> [Aim]
Repeat the entire listing exactly as written.

> [Collected data]

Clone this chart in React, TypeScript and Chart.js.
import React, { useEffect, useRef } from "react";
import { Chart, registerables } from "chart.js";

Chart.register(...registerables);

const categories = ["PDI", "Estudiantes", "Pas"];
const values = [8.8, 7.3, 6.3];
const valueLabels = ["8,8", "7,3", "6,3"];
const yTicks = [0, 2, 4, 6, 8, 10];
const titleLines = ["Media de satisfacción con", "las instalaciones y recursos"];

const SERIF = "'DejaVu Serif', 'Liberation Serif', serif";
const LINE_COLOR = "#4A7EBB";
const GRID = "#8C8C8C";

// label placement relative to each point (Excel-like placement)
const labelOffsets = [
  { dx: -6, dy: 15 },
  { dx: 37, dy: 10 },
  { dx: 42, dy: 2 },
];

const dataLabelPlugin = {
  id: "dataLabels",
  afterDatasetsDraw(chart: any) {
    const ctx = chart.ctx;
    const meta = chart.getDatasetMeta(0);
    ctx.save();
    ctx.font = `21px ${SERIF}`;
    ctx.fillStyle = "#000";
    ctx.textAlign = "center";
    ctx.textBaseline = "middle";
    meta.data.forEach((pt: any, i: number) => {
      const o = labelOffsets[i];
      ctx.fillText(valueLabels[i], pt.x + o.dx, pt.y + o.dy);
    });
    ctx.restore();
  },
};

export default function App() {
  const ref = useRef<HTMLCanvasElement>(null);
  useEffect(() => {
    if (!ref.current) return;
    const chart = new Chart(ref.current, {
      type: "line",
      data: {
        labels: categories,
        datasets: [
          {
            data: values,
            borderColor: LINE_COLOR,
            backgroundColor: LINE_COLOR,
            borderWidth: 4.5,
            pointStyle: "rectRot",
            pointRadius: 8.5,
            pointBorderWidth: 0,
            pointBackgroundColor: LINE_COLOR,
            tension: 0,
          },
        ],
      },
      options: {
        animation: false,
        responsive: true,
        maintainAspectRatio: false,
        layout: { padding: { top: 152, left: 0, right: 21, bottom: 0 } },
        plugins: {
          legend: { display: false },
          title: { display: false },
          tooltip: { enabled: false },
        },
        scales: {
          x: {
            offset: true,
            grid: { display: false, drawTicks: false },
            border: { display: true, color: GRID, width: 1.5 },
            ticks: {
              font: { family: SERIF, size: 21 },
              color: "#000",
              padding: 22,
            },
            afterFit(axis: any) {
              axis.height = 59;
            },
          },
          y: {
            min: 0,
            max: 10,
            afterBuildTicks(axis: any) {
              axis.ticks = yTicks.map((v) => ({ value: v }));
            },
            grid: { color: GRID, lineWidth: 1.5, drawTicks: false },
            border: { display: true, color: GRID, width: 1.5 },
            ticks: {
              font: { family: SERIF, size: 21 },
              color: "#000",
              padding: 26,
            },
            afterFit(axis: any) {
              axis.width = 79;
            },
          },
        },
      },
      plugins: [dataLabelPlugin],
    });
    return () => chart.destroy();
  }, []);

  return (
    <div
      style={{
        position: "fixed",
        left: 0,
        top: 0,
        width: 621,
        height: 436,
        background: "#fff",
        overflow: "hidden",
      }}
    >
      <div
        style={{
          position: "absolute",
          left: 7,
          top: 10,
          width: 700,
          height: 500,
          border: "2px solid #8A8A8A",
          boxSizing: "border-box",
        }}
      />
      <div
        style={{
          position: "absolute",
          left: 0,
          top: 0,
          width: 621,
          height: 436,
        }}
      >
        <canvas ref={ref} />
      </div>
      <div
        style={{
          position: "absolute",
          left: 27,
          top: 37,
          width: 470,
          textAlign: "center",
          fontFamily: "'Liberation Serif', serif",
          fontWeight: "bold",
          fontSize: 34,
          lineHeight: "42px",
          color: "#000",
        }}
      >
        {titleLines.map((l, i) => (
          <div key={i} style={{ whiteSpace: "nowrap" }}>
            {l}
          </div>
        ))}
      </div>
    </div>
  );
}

> [Finished exercise]
Clone this chart in React, TypeScript and Chart.js.
import React, { useEffect, useRef } from "react";
import { Chart, registerables } from "chart.js";

Chart.register(...registerables);

const categories = ["PDI", "Estudiantes", "Pas"];
const values = [8.8, 7.3, 6.3];
const valueLabels = ["8,8", "7,3", "6,3"];
const yTicks = [0, 2, 4, 6, 8, 10];
const titleLines = ["Media de satisfacción con", "las instalaciones y recursos"];

const SERIF = "'DejaVu Serif', 'Liberation Serif', serif";
const LINE_COLOR = "#4A7EBB";
const GRID = "#8C8C8C";

// label placement relative to each point (Excel-like placement)
const labelOffsets = [
  { dx: -6, dy: 15 },
  { dx: 37, dy: 10 },
  { dx: 42, dy: 2 },
];

const dataLabelPlugin = {
  id: "dataLabels",
  afterDatasetsDraw(chart: any) {
    const ctx = chart.ctx;
    const meta = chart.getDatasetMeta(0);
    ctx.save();
    ctx.font = `21px ${SERIF}`;
    ctx.fillStyle = "#000";
    ctx.textAlign = "center";
    ctx.textBaseline = "middle";
    meta.data.forEach((pt: any, i: number) => {
      const o = labelOffsets[i];
      ctx.fillText(valueLabels[i], pt.x + o.dx, pt.y + o.dy);
    });
    ctx.restore();
  },
};

export default function App() {
  const ref = useRef<HTMLCanvasElement>(null);
  useEffect(() => {
    if (!ref.current) return;
    const chart = new Chart(ref.current, {
      type: "line",
      data: {
        labels: categories,
        datasets: [
          {
            data: values,
            borderColor: LINE_COLOR,
            backgroundColor: LINE_COLOR,
            borderWidth: 4.5,
            pointStyle: "rectRot",
            pointRadius: 8.5,
            pointBorderWidth: 0,
            pointBackgroundColor: LINE_COLOR,
            tension: 0,
          },
        ],
      },
      options: {
        animation: false,
        responsive: true,
        maintainAspectRatio: false,
        layout: { padding: { top: 152, left: 0, right: 21, bottom: 0 } },
        plugins: {
          legend: { display: false },
          title: { display: false },
          tooltip: { enabled: false },
        },
        scales: {
          x: {
            offset: true,
            grid: { display: false, drawTicks: false },
            border: { display: true, color: GRID, width: 1.5 },
            ticks: {
              font: { family: SERIF, size: 21 },
              color: "#000",
              padding: 22,
            },
            afterFit(axis: any) {
              axis.height = 59;
            },
          },
          y: {
            min: 0,
            max: 10,
            afterBuildTicks(axis: any) {
              axis.ticks = yTicks.map((v) => ({ value: v }));
            },
            grid: { color: GRID, lineWidth: 1.5, drawTicks: false },
            border: { display: true, color: GRID, width: 1.5 },
            ticks: {
              font: { family: SERIF, size: 21 },
              color: "#000",
              padding: 26,
            },
            afterFit(axis: any) {
              axis.width = 79;
            },
          },
        },
      },
      plugins: [dataLabelPlugin],
    });
    return () => chart.destroy();
  }, []);

  return (
    <div
      style={{
        position: "fixed",
        left: 0,
        top: 0,
        width: 621,
        height: 436,
        background: "#fff",
        overflow: "hidden",
      }}
    >
      <div
        style={{
          position: "absolute",
          left: 7,
          top: 10,
          width: 700,
          height: 500,
          border: "2px solid #8A8A8A",
          boxSizing: "border-box",
        }}
      />
      <div
        style={{
          position: "absolute",
          left: 0,
          top: 0,
          width: 621,
          height: 436,
        }}
      >
        <canvas ref={ref} />
      </div>
      <div
        style={{
          position: "absolute",
          left: 27,
          top: 37,
          width: 470,
          textAlign: "center",
          fontFamily: "'Liberation Serif', serif",
          fontWeight: "bold",
          fontSize: 34,
          lineHeight: "42px",
          color: "#000",
        }}
      >
        {titleLines.map((l, i) => (
          <div key={i} style={{ whiteSpace: "nowrap" }}>
            {l}
          </div>
        ))}
      </div>
    </div>
  );
}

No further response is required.